Analyzing 66mm New York City Uber Pickups

What the data says about how the service has done in the city and how New Yorkers use it

2017 Mar 29


The New York City Taxi & Limousine Commission requires that Uber and other "For Hire Vehicles" report certain information about each pickup (don't worry, it's nothing specific).   Every so often the NYC TLC releases a new batch of information on their website.   So what does the data tell us about how New Yorkers use Uber?

First a bit about the data and process.   I focused only on Manhattan since that's where I used to live and I wanted a trimmed data set for a separate post.   I also modified the raw data to include some additional useful info.   All told this gives us 66 million Uber pickups in Manhattan to examine.  

Now then, how is Uber doing in Manhattan?   Not too shabby.   Pickups in Manhattan just broke the one million per week mark in the last two months of 2016.   Before then, it looks like growth leveled off at the start of 2016 before resuming in the second half of the year.   The chart below plots the weekly number of rides over time.

Perhaps not unexpectedly, there are big dips in the data around the holiday season.   It seems the number of New Yorkers that leave the city at year end exceeds the number of visitors coming in, at least in terms of those that use Uber.   Winter break from school may also play a role in families going on vacation in a concentrated period.

So that's nice to see, but what about how people use Uber during the week?   First we have to differentiate between a weekday and the weekend.   A typical weekday sees a usage spike during the morning commute which peaks during the 8am and 9am hours.   Then usage tapers off during the middle of the day before picking up again into the evening commute.   During most days peak usage is during the 6pm hour.  

While usage quickly declines on Monday and Tuesday, starting on Wednesday, usage stays high later into the evening.   This probably reflects more people going out for work events or meeting friends for dinner or drinks as the work week winds down.

You can also see that social calendar reflected from Friday evening into Saturday morning and from Saturday evening into Sunday morning.   Sundays appear much quieter as people presumably take it easy before starting the work week.

The previous chart masks some significant differences by neighborhood.   The chart below shows Uber usage in what the NYC TLC calls "Midtown Center" which stretches from 42nd St to 54th St and from Park Ave to 6th Ave.   It's actually the second busiest area in 2015 and 2016 with just under 2.67mm pickups during that period.
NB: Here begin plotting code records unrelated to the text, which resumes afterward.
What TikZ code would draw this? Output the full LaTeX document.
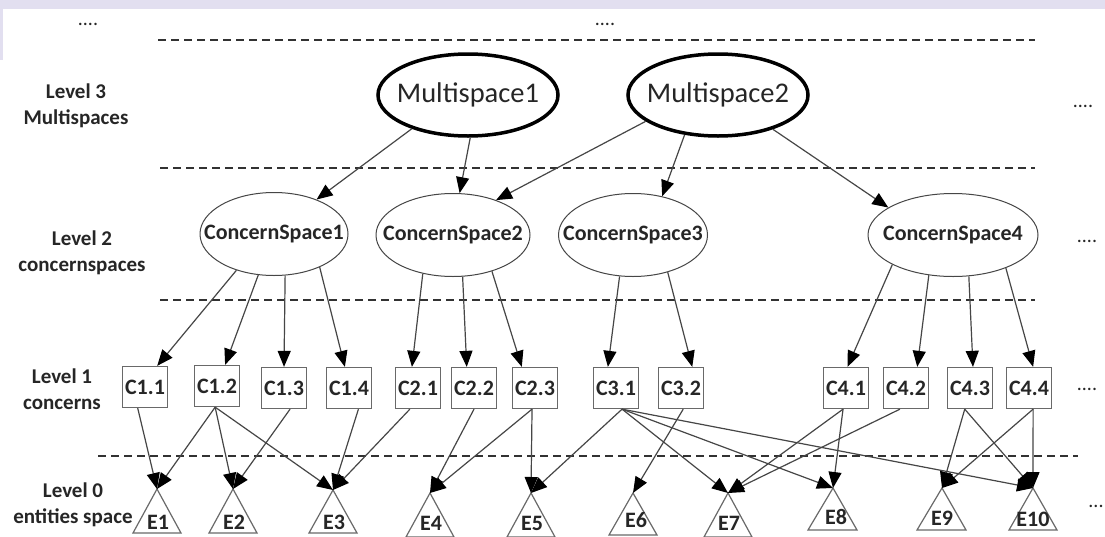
\documentclass[tikz,border=0pt]{standalone}
\usepackage{fontspec}
\setmainfont{Carlito}
\usetikzlibrary{arrows.meta,shapes.geometric}

\definecolor{txt}{RGB}{38,38,38}
\definecolor{ln}{RGB}{70,70,70}
\definecolor{dl}{RGB}{50,50,50}
\definecolor{bx}{RGB}{105,105,105}
\definecolor{band}{RGB}{226,223,240}

\newcommand{\inner}[1]{\makebox[0pt]{#1}}

\begin{document}
\begin{tikzpicture}[x=1pt,y=-1pt,
  lvl/.style={align=center,text=txt,font=\bfseries\fontsize{21}{26}\selectfont},
  ms/.style={ellipse,draw=black,line width=3.5pt,inner sep=0pt,minimum width=180pt,minimum height=82pt,text=txt,font=\fontsize{28.5}{30}\selectfont},
  cs/.style={ellipse,draw=ln,line width=1pt,inner sep=0pt,minimum height=83pt,text=txt,font=\bfseries\fontsize{22}{25}\selectfont},
  cc/.style={draw=bx,line width=1.3pt,inner sep=0pt,minimum width=45pt,minimum height=41pt,text=txt,font=\bfseries\fontsize{22}{24}\selectfont},
  ent/.style={text=txt,font=\bfseries\fontsize{22}{24}\selectfont},
  dots/.style={text=txt,font=\fontsize{20}{22}\selectfont},
  tri/.style={draw=bx,line width=1.2pt},
  lay/.style={draw=dl,line width=2.5pt,dash pattern=on 8pt off 5pt},
  arr/.style={draw=ln,line width=1.2pt,-{Triangle[length=16pt,width=13pt,color=black]}}]

\useasboundingbox (0,0) rectangle (1105,536);
\fill[white] (0,0) rectangle (1105,536);
\fill[band] (0,0) rectangle (1105,9);
\fill[band] (0,9) rectangle (3,60);

% layer borders
\draw[lay] (158,40) -- (1035,40);
\draw[lay] (160,168) -- (1035,168);
\draw[lay] (160,300) -- (1035,300);
\draw[lay] (98,456) -- (1078,456);

\node[dots] (d0) at (88,24) {....};
\node[dots] (d1) at (605,24) {....};
\node[dots] (d3) at (1083,106) {....};
\node[dots] (d2) at (1087,241) {....};
\node[dots] (d4) at (1087,389) {....};
\node[dots] (d5) at (1096,506) {...};

\node[lvl] (lv3) at (76,106) {Level 3\\Multispaces};
\node[lvl] (lv2) at (82,253) {Level 2\\concernspaces};
\node[lvl] (lv1) at (62,389) {Level 1\\concerns};
\node[lvl] (lv0) at (73,505) {Level 0\\entities space};

\node[ms] (m1) at (468,95) {\inner{Multispace1}};
\node[ms] (m2) at (718,95) {\inner{Multispace2}};

\node[cs,minimum width=148pt] (cs1) at (274,234) {\inner{ConcernSpace1}};
\node[cs,minimum width=154pt] (cs2) at (453,235) {\inner{ConcernSpace2}};
\node[cs,minimum width=149pt] (cs3) at (633,235) {\inner{ConcernSpace3}};
\node[cs,minimum width=170pt] (cs4) at (953,235) {\inner{ConcernSpace4}};

\node[cc] (c11) at (145,387) {C1.1};
\node[cc] (c12) at (217,386) {C1.2};
\node[cc] (c13) at (284,388) {C1.3};
\node[cc] (c14) at (349,388) {C1.4};
\node[cc] (c21) at (418,388) {C2.1};
\node[cc] (c22) at (474,388) {C2.2};
\node[cc] (c23) at (535,388) {C2.3};
\node[cc] (c31) at (616,388) {C3.1};
\node[cc] (c32) at (681,388) {C3.2};
\node[cc] (c41) at (846,388) {C4.1};
\node[cc] (c42) at (906,388) {C4.2};
\node[cc] (c43) at (970,388) {C4.3};
\node[cc] (c44) at (1029,388) {C4.4};

% entities
\draw[tri] (133,533) -- (157,489) coordinate (e1) -- (181,533) -- cycle;
\draw[tri] (209,533) -- (233,489) coordinate (e2) -- (257,533) -- cycle;
\draw[tri] (309,533) -- (333,490) coordinate (e3) -- (357,533) -- cycle;
\draw[tri] (406,537) -- (430,493) coordinate (e4) -- (454,537) -- cycle;
\draw[tri] (507,537) -- (531,493) coordinate (e5) -- (555,537) -- cycle;
\draw[tri] (609,535) -- (633,493) coordinate (e6) -- (657,535) -- cycle;
\draw[tri] (704,537) -- (728,493) coordinate (e7) -- (752,537) -- cycle;
\draw[tri] (808,530) -- (833,488) coordinate (e8) -- (857,530) -- cycle;
\draw[tri] (917,530) -- (942,488) coordinate (e9) -- (966,530) -- cycle;
\draw[tri] (1009,530) -- (1033,488) coordinate (e10) -- (1057,530) -- cycle;

\node[ent] (n1) at (158,522) {E1};
\node[ent] (n2) at (234,522) {E2};
\node[ent] (n3) at (334,522) {E3};
\node[ent] (n4) at (431,523) {E4};
\node[ent] (n5) at (532,523) {E5};
\node[ent] (n6) at (636,520) {E6};
\node[ent] (n7) at (729,523) {E7};
\node[ent] (n8) at (836,517) {E8};
\node[ent] (n9) at (942,518) {E9};
\node[ent] (n10) at (1033,519) {E10};

\draw[arr] (m1.211) -- (cs1.39);
\draw[arr] (m1.273) -- (cs2.81);
\draw[arr] (m2.200) -- (cs2.39);
\draw[arr] (m2.230) -- (cs3.53);
\draw[arr] (m2.328) -- (cs4.157);

\draw[arr] (cs1.224) -- (c11.60);
\draw[arr] (cs1.249) -- (c12.69);
\draw[arr] (cs1.285) -- (c13.90);
\draw[arr] (cs1.324) -- (c14.101);
\draw[arr] (cs2.232) -- (c21.106);
\draw[arr] (cs2.283) -- (c22.109);
\draw[arr] (cs2.317) -- (c23.122);
\draw[arr] (cs3.252) -- (c31.111);
\draw[arr] (cs3.313) -- (c32.62);
\draw[arr] (cs4.206) -- (c41.86);
\draw[arr] (cs4.239) -- (c42.62);
\draw[arr] (cs4.291) -- (c43.82);
\draw[arr] (cs4.328) -- (c44.79);

\draw[arr] (c11.251) -- (e1);
\draw[arr] (c12.265) -- (e1);
\draw[arr] (c12.265) -- (e2);
\draw[arr] (c12.265) -- (e3);
\draw[arr] (c13.286) -- (e2);
\draw[arr] (c14.294) -- (e3);
\draw[arr] (c21.249) -- (e3);
\draw[arr] (c22.270) -- (e4);
\draw[arr] (c23.262) -- (e4);
\draw[arr] (c23.262) -- (e5);
\draw[arr] (c31.286) -- (e5);
\draw[arr] (c31.286) -- (e7);
\draw[arr] (c31.286) -- (e8);
\draw[arr] (c31.286) -- (e10);
\draw[arr] (c32.276) -- (e6);
\draw[arr] (c41.262) -- (e7);
\draw[arr] (c41.262) -- (e8);
\draw[arr] (c42.254) -- (e7);
\draw[arr] (c43.256) -- (e9);
\draw[arr] (c43.256) -- (e10);
\draw[arr] (c44.281) -- (e9);
\draw[arr] (c44.281) -- (e10);

\end{tikzpicture}
\end{document}
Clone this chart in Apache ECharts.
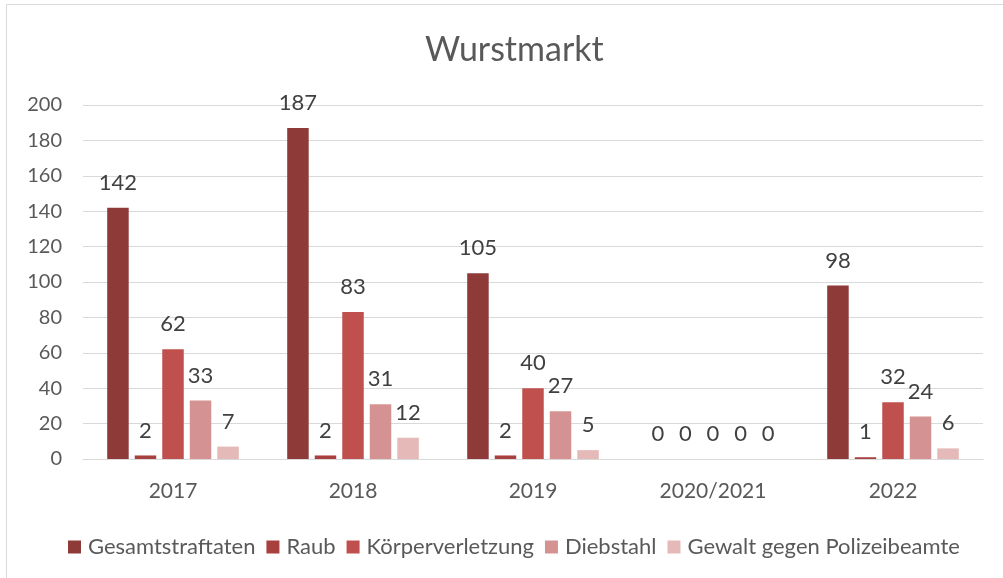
<!DOCTYPE html>
<html>
<head>
<meta charset="utf-8">
<script src="https://cdn.jsdelivr.net/npm/echarts@6/dist/echarts.min.js"></script>
<style>
  html, body { margin: 0; padding: 0; background: #fff; }
  #chart { width: 1003px; height: 578px; }
</style>
</head>
<body>
<div id="chart"></div>
<script>
// Kategorien (Jahre) und Werte je Deliktart
const years = ['2017', '2018', '2019', '2020/2021', '2022'];
const seriesNames = ['Gesamtstraftaten', 'Raub', 'Körperverletzung', 'Diebstahl', 'Gewalt gegen Polizeibeamte'];
const gesamtstraftaten = [142, 187, 105, 0, 98];
const raub = [2, 2, 2, 0, 1];
const koerperverletzung = [62, 83, 40, 0, 32];
const diebstahl = [33, 31, 27, 0, 24];
const gewaltPolizei = [7, 12, 5, 0, 6];
const yTicks = [0, 20, 40, 60, 80, 100, 120, 140, 160, 180, 200];

const values = [gesamtstraftaten, raub, koerperverletzung, diebstahl, gewaltPolizei];
const colors = ['#8E3A39', '#A8403E', '#C0504D', '#D49392', '#E5B9B8'];
const font = 'Lato, "Open Sans", sans-serif';

const chart = echarts.init(document.getElementById('chart'));
chart.setOption({
  animation: false,
  textStyle: { fontFamily: font },
  graphic: [{
    type: 'rect',
    shape: { x: 6.5, y: 4.5, width: 1000, height: 580 },
    style: { fill: 'none', stroke: '#d9d9d9', lineWidth: 1 },
    silent: true
  }],
  title: {
    text: 'Wurstmarkt',
    left: 420,
    top: 28,
    textStyle: { fontFamily: font, fontSize: 34, fontWeight: 'normal', color: '#595959' }
  },
  legend: {
    top: 531,
    left: 63,
    itemWidth: 13,
    itemHeight: 13,
    itemGap: 11,
    icon: 'rect',
    textStyle: { fontFamily: font, fontSize: 22, color: '#595959', padding: [0, 0, 0, 2] },
    data: seriesNames
  },
  grid: { left: 83, right: 20, top: 105, bottom: 119, containLabel: false },
  xAxis: {
    type: 'category',
    data: years,
    axisLine: { lineStyle: { color: '#d9d9d9', width: 1 } },
    axisTick: { show: false },
    axisLabel: { fontFamily: font, fontSize: 21, color: '#595959', margin: 22 }
  },
  yAxis: {
    type: 'value',
    min: yTicks[0],
    max: yTicks[yTicks.length - 1],
    interval: 20,
    axisLine: { show: false },
    axisTick: { show: false },
    splitLine: { lineStyle: { color: '#d9d9d9', width: 1 } },
    axisLabel: { fontFamily: font, fontSize: 20, color: '#595959', margin: 21 }
  },
  series: seriesNames.map((name, i) => ({
    name: name,
    type: 'bar',
    data: values[i],
    barWidth: 21.5,
    barGap: '28%',
    itemStyle: { color: colors[i] },
    label: {
      show: true,
      position: 'top',
      distance: 14,
      fontFamily: font,
      fontSize: 22,
      color: '#404040'
    }
  }))
});
</script>
</body>
</html>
As expected, pickups are concentrated during the workweek in the evening with significantly fewer pickups during the weekend since , well...  not many people live in that area.  

The busiest area during 2015 and 2016 was the East Village with just under 2.71mm pickups.   But it's not just due to people heading home from the restaurants and bars.   There's also a spike in the morning commute.  

We can combine two busiest neighborhoods into a single chart to get a clearer picture of the differences.

What about growth?

We saw earlier that there's been some significant growth in Uber usage.   The first few weeks of 2015 averaged around 300k rides per week.   The last few weeks in 2016 saw the average jump to around 900k rides per week with a few punches above the 1mm mark.   If we compare the last two months of 2016 to the last two months of 2015, Uber usage in Manhattan increased by approximately 43%.

The distribution around that average is pretty wide.   The chart below breaks down the growth rate by neighborhood.   Notably, the areas showing the greatest percentage increase are concentrated in Harlem, Morningside Heights, and Inwood.

The chart below shows the increase in the number of rides.

What happens when it rains?

My theory was that when it rains, demand for Uber increases (a real original thought, I know).   But I was surprised at how much of an impact it has.

There is a weather station in Central Park.   Every hour (well, except for bad readings) a data point is created noting the temperature, wind speed, precipitation over the past hour, etc...   We can combine that data with information about Uber pickups to get an idea about how behavior changes when it rains.  

Now ideally there would be weather readings from each neighborhood so that we could make very refined comparisons.   But I haven't found that data so Central Park will have to do as a proxy for all of Manhattan.   I know it'll sometimes be raining in midtown and sunny in the financial district, but it's the best we've got at the moment.  

A quick note on the methodology: Every time there was an hour when it rained, I compared the number of rides to the prior week and to the following week.   I chose this approach to try and account for the increasing usage of Uber over time.   This way, we're not comparing a rainy Tuesday in February of 2015 to a rainy Tuesday in November of 2016 and ignoring that overall ridership more than doubled.   Of note, there were 1,073 examples of when it rained, which is about 6.5% of the time.   This includes 459 times when it barely rained (less than 0.02 inches in the past hour).   The maximum number of data points for a single period was 13.   So not the greatest...

The histogram below shows the impact of rain on ridership.   On average, 835 more rides were taken when it rained.

We can get a bit more granular and see the impact by day of the week and hour of the day, as before.

Finally, we can also calculate the changes in ridership as a percentage of the average pickups.   This is very noisy because again, there are only a handful of data points for each period.